Four people accused of vandalizing St. Charles Park District offices and a school near Wasco in late 2015 have been accepted into a Kane County program that allows first-time nonviolent felony offenders to have their records wiped clean if they stay out of trouble.
Kane County Judge Marmarie Kostelny warned each defendant -- William J. Donlevy, Kyle J. Wandle, Nicholas P. Zamecnik and Jacob Principato -- that a felony conviction could affect their ability to get a job, attend college and even find an apartment if they blow their second chance under the Pretrial Diversion program.
"(A felony conviction) is something that will follow you. Your life changes for the worst for the longest time possible," Kostelny said Tuesday. "The burden's on you to do what's necessary under this program. I hope you take it seriously, all of you."
Authorities said Wandle, 20, and Donlevy, 19, both of Campton Hills, and Zamecnik, 19, of Elburn, ransacked concession stands at Otter Cove Aquatic Park and trashed offices used by sports groups at James O. Breen Park at Campton Hills and Peck roads in late November 2015.
According to a police affidavit used to secure a search warrant in the case, the three confessed to police about the vandalism. It included spraypainting a swastika on a wall and writing an anti-Semitic epithet underneath it.
Those three and a fourth person, Principato, 19, of South Elgin, also were charged with vandalizing the Wasco Elementary School, 34N782 School St., and Wasco Nursery and Garden Center, 41W781 Route 64, both in Campton Hills, in late November 2015.
Gary Johnson, a defense attorney for Donlevy and Zamecnik, said his clients understood they made a mistake and were committed to fulfilling their obligations under the program.
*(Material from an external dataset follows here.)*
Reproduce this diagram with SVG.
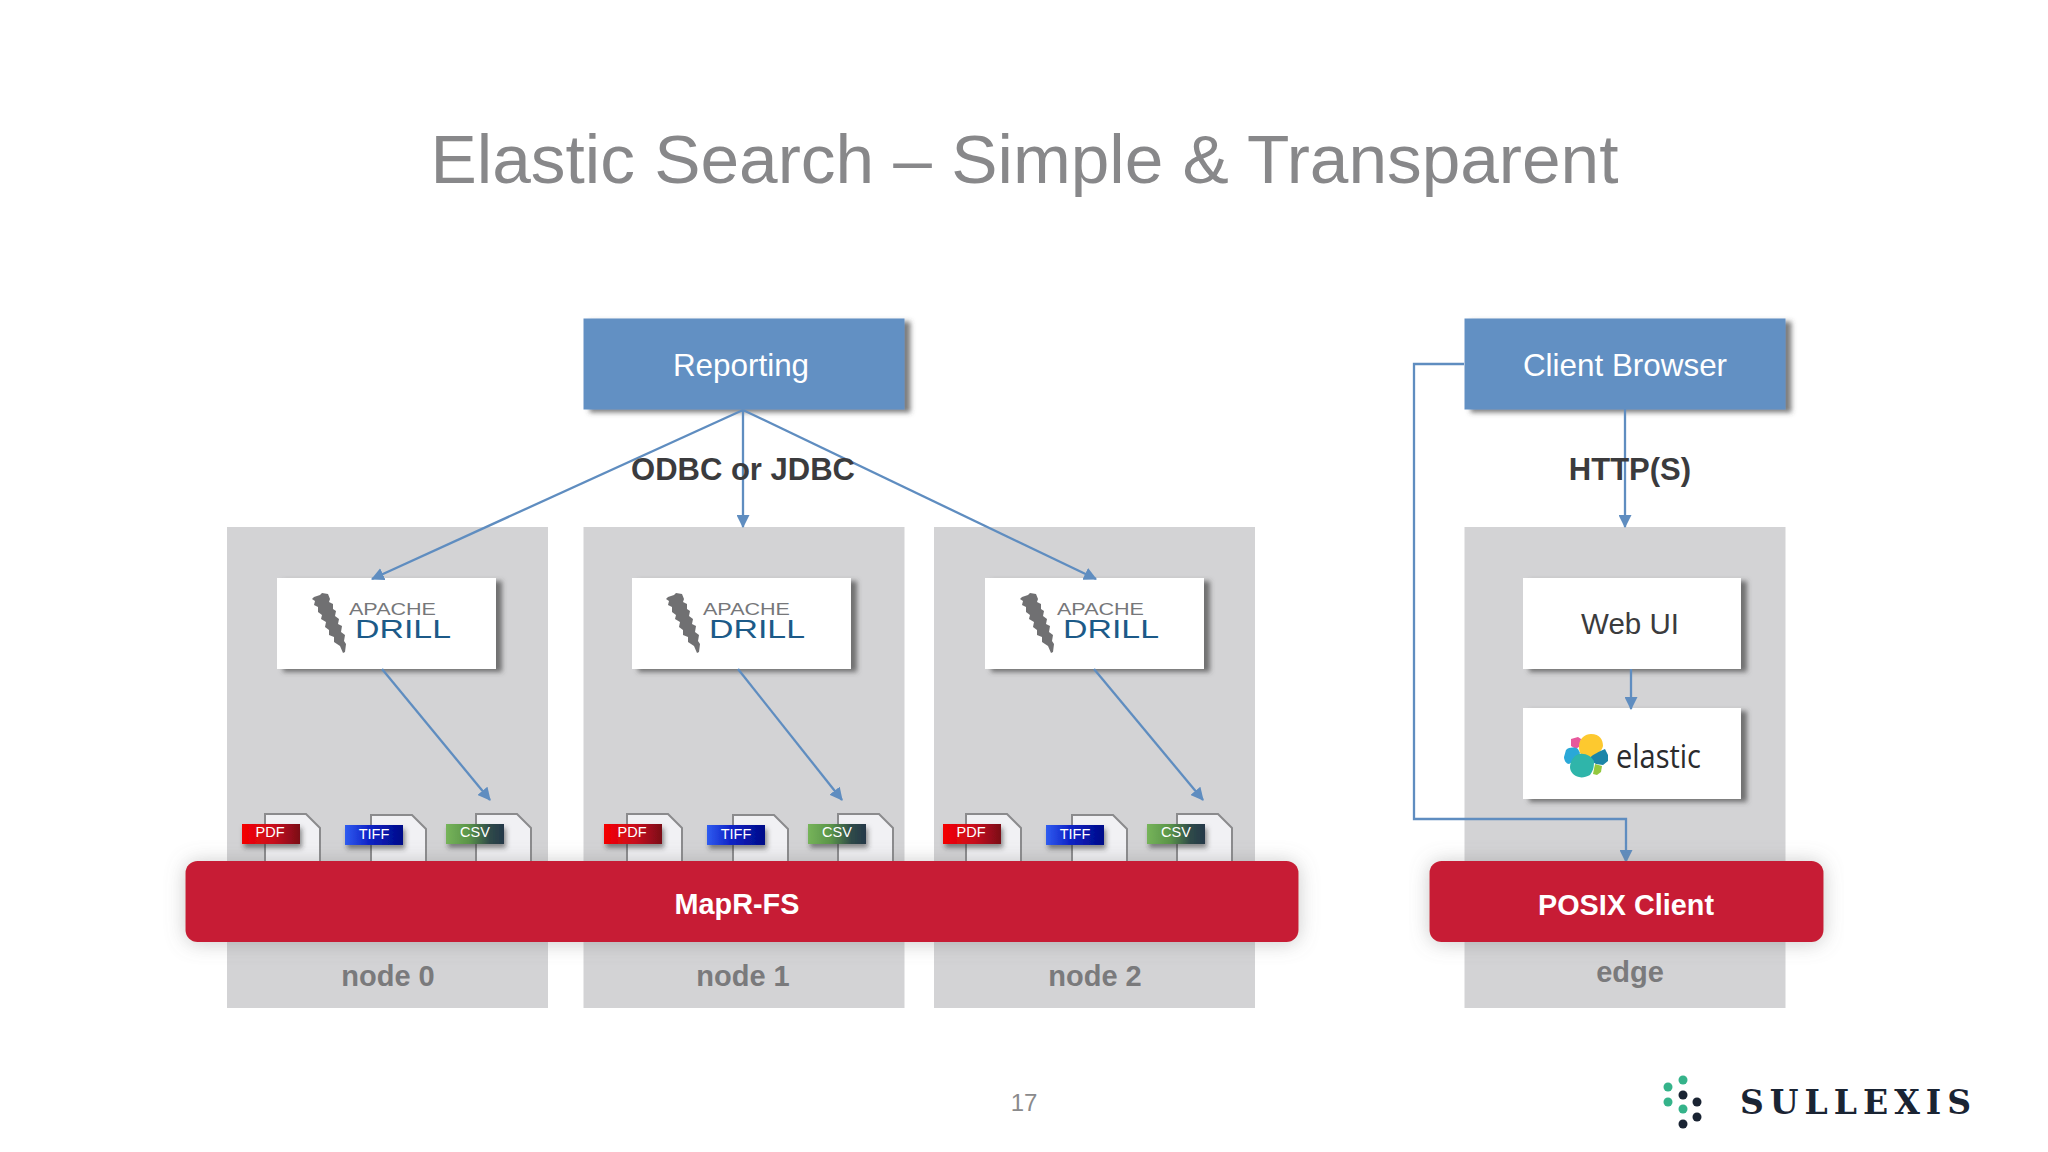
<svg xmlns="http://www.w3.org/2000/svg" xmlns:xlink="http://www.w3.org/1999/xlink" width="2048" height="1152" viewBox="0 0 2048 1152">
<style>
text{font-family:"Liberation Sans",Arial,sans-serif}
.panel{fill:#d3d3d5}
.box{fill:#fff;filter:url(#sh)}
.blue{fill:#6290c3;filter:url(#sh)}
.red{fill:#c71f34;filter:url(#glow)}
.c{fill:none;stroke:#5f8dc0;stroke-width:2.3}
.lbl{font-size:29px;fill:#7a7a7c;font-weight:700;text-anchor:middle}
.bl{font-size:31.4px;fill:#fff;text-anchor:middle}
.rl{font-size:28.8px;fill:#fff;font-weight:700;text-anchor:middle}
.proto{font-size:31px;fill:#3b3b3d;font-weight:700;text-anchor:middle}
.page{fill:#f1f1f4;stroke:#8b8b8d;stroke-width:2}
.ft{font-size:14.5px;fill:#fff;text-anchor:middle}
.tag{filter:url(#tsh)}
.ap{font-size:17px;fill:#76777a}
.dr{font-size:26px;fill:#1c5a88}
.screw{fill:#707072}
</style>
<defs>
<filter id="sh" x="-10%" y="-15%" width="125%" height="140%"><feDropShadow dx="6" dy="3" stdDeviation="2.5" flood-color="#444" flood-opacity=".7"/></filter>
<filter id="glow" x="-5%" y="-40%" width="110%" height="180%"><feDropShadow dx="0" dy="1" stdDeviation="10" flood-color="#777" flood-opacity=".4"/></filter>
<filter id="tsh" x="-20%" y="-30%" width="140%" height="190%"><feDropShadow dx="2" dy="4" stdDeviation="2.5" flood-color="#333" flood-opacity=".55"/></filter>
<marker id="a" viewBox="0 0 12 12" refX="11" refY="6" markerUnits="userSpaceOnUse" markerWidth="13" markerHeight="13" orient="auto"><path d="M0 0L12 6L0 12Z" fill="#5f8dc0"/></marker>
<linearGradient id="gp"><stop offset="0" stop-color="#f50000"/><stop offset=".55" stop-color="#c80f1e"/><stop offset="1" stop-color="#7a0a18"/></linearGradient>
<linearGradient id="gt"><stop offset="0" stop-color="#2f5cf0"/><stop offset=".4" stop-color="#1024c8"/><stop offset="1" stop-color="#000a88"/></linearGradient>
<linearGradient id="gc"><stop offset="0" stop-color="#76b45a"/><stop offset=".4" stop-color="#5a9448"/><stop offset=".75" stop-color="#2f4a48"/><stop offset="1" stop-color="#25384a"/></linearGradient>
<g id="files">
<path class="page" d="M0 -10H41L55 4V47H0Z" transform="translate(23 0)"/>
<path class="page" d="M0 -10H41L55 4V47H0Z" transform="translate(129 1)"/>
<path class="page" d="M0 -10H41L55 4V47H0Z" transform="translate(234 0)"/>
<rect class="tag" x="0" y="0" width="58" height="20" fill="url(#gp)"/>
<text class="ft" x="28" y="13">PDF</text>
<rect class="tag" x="103" y="1" width="58" height="20" fill="url(#gt)"/>
<text class="ft" x="132" y="15">TIFF</text>
<rect class="tag" x="204" y="0" width="58" height="20" fill="url(#gc)"/>
<text class="ft" x="233" y="13">CSV</text>
</g>
<g id="drill">
<path class="screw" d="M314 597l6-2 2-2 6 1 2 5-1 3 4 2 0 5 3 2-1 5 4 3-1 5 4 2-1 6 4 3-1 6 2 3-1 8-2 1-3-7-6-4 0-5-5-2 0-5-4-3 1-5-5-3 1-4-4-3 0-5-4-2 1-4-3-2z"/>
<text class="ap" x="349" y="615" textLength="87" lengthAdjust="spacingAndGlyphs">APACHE</text>
<text class="dr" x="355" y="638" textLength="96" lengthAdjust="spacingAndGlyphs">DRILL</text>
</g>
</defs>
<rect width="2048" height="1152" fill="#fff"/>
<text id="title" x="1024.500" y="183" font-size="69.400" fill="#88888a" text-anchor="middle">Elastic Search – Simple &amp; Transparent</text>
<g id="node-0"><rect class="panel" x="227" y="527" width="321" height="481"/><text class="lbl" x="388" y="986">node 0</text></g>
<g id="node-1"><rect class="panel" x="583.500" y="527" width="321" height="481"/><text class="lbl" x="743" y="986">node 1</text></g>
<g id="node-2"><rect class="panel" x="934" y="527" width="321" height="481"/><text class="lbl" x="1095" y="986">node 2</text></g>
<g id="edge"><rect class="panel" x="1464.500" y="527" width="321" height="481"/><text class="lbl" x="1630" y="982">edge</text></g>
<g id="reporting"><rect class="blue" x="583.500" y="318.500" width="321" height="91"/><text class="bl" x="741" y="376">Reporting</text></g>
<g id="client-browser"><rect class="blue" x="1464.500" y="318.500" width="321" height="91"/><text class="bl" x="1625" y="376">Client Browser</text></g>
<g id="drill-0"><rect class="box" x="277" y="578" width="219" height="91"/><use xlink:href="#drill"/></g>
<g id="drill-1"><rect class="box" x="632" y="578" width="219" height="91"/><use xlink:href="#drill" x="354"/></g>
<g id="drill-2"><rect class="box" x="985" y="578" width="219" height="91"/><use xlink:href="#drill" x="708"/></g>
<g id="web-ui"><rect class="box" x="1523" y="578" width="218" height="91"/><text x="1630" y="634" font-size="29.500" fill="#3b3b3d" text-anchor="middle">Web UI</text></g>
<g id="elastic"><rect class="box" x="1523" y="708" width="218" height="91"/>
<path fill="#e8589c" d="M1571 739l7-2 3 2-1 7-4 3-5-3z"/>
<path fill="#fdc92f" d="M1591 734c9 0 12 6 12 12-1 6-8 9-13 12l-6-1c-5-3-5-8-5-12 1-7 6-11 12-11z"/>
<path fill="#2aa8d8" d="M1566 750c3-3 9-3 12-1l2 4-3 6-8 5c-3 0-5-4-5-7z"/>
<path fill="#1c85a8" d="M1605 749l3 6 0 6-5 4-7-1-5-3-1-3c3-4 9-6 15-9z"/>
<path fill="#2fb5aa" d="M1579 754c7-1 12 2 15 7 0 7-1 10-4 14-4 2-8 3-11 2-5-1-9-5-9-10s4-12 9-13z"/>
<path fill="#93c83e" d="M1595 764l7 2-1 6-4 3-4-1 1-5z"/>
<text x="1616" y="768" font-size="33" fill="#2b2b2d" style="font-family:'Open Sans',sans-serif" textLength="85" lengthAdjust="spacingAndGlyphs">elastic</text></g>
<g id="files-0"><use xlink:href="#files" x="242" y="824"/></g>
<g id="files-1"><use xlink:href="#files" x="604" y="824"/></g>
<g id="files-2"><use xlink:href="#files" x="943" y="824"/></g>
<g id="connectors">
<path class="c" marker-end="url(#a)" d="M743 410L372 579"/>
<path class="c" marker-end="url(#a)" d="M743 410V527"/>
<path class="c" marker-end="url(#a)" d="M743 410L1096 579"/>
<path class="c" marker-end="url(#a)" d="M382 669L490 800"/>
<path class="c" marker-end="url(#a)" d="M738 669L842 800"/>
<path class="c" marker-end="url(#a)" d="M1094 669L1203 800"/>
<path class="c" marker-end="url(#a)" d="M1625 409V527"/>
<path class="c" marker-end="url(#a)" d="M1631 669V709"/>
<path class="c" marker-end="url(#a)" d="M1464 364H1414V819H1626V862"/>
</g>
<g id="mapr-fs"><rect class="red" x="185.500" y="861" width="1113" height="81" rx="12"/><text class="rl" x="737" y="914">MapR-FS</text></g>
<g id="posix"><rect class="red" x="1429.500" y="861" width="394" height="81" rx="12"/><text class="rl" x="1626" y="915">POSIX Client</text></g>
<text class="proto" x="743" y="480">ODBC or JDBC</text>
<text class="proto" x="1630" y="480">HTTP(S)</text>
<text x="1024" y="1111" font-size="24" fill="#8a8a8c" text-anchor="middle">17</text>
<g id="logo">
<g fill="#35b38a"><circle cx="1668" cy="1087" r="4.500"/><circle cx="1683" cy="1080" r="4.500"/><circle cx="1668" cy="1102" r="4.500"/><circle cx="1683" cy="1109" r="4.500"/></g>
<g fill="#1a2433"><circle cx="1683" cy="1095" r="4.500"/><circle cx="1697" cy="1102" r="4.500"/><circle cx="1697" cy="1117" r="4.500"/><circle cx="1683" cy="1124" r="4.500"/></g>
<text x="1740" y="1114" font-size="33" font-weight="700" fill="#1a2433" style="font-family:'DejaVu Serif',serif" textLength="231">SULLEXIS</text>
</g>
</svg>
Johnson noted the four defendants paid more than $25,000 restitution before applying for the Pretrial Diversion program, written apology letters to victimized agencies and posted apologies on social media.
"They cooperated with police. They told them everything they needed to know," Johnson said. "These kids learned a lesson. They're literally being given a second chance. These are good kids. They're not criminals. What they did was criminal. They made a huge mistake and they have to work their way out of it."
In the diversion program, defendants must not be arrested for any offense over 12 or 18 months, pay restitution, write letters of apology and give a statement admitting to the crime that can be used against them for a guilty conviction if they fail to complete the program. Once the program is complete, prosecutors will dismiss the charges.
Donlevy, Wandle and Zamecnik are due back in court in September 2018. Principato is due back in court in March 2018.
The most severe charge each faces is criminal damage to state-supported property, a felony with a punishment range of probation to seven years in prison.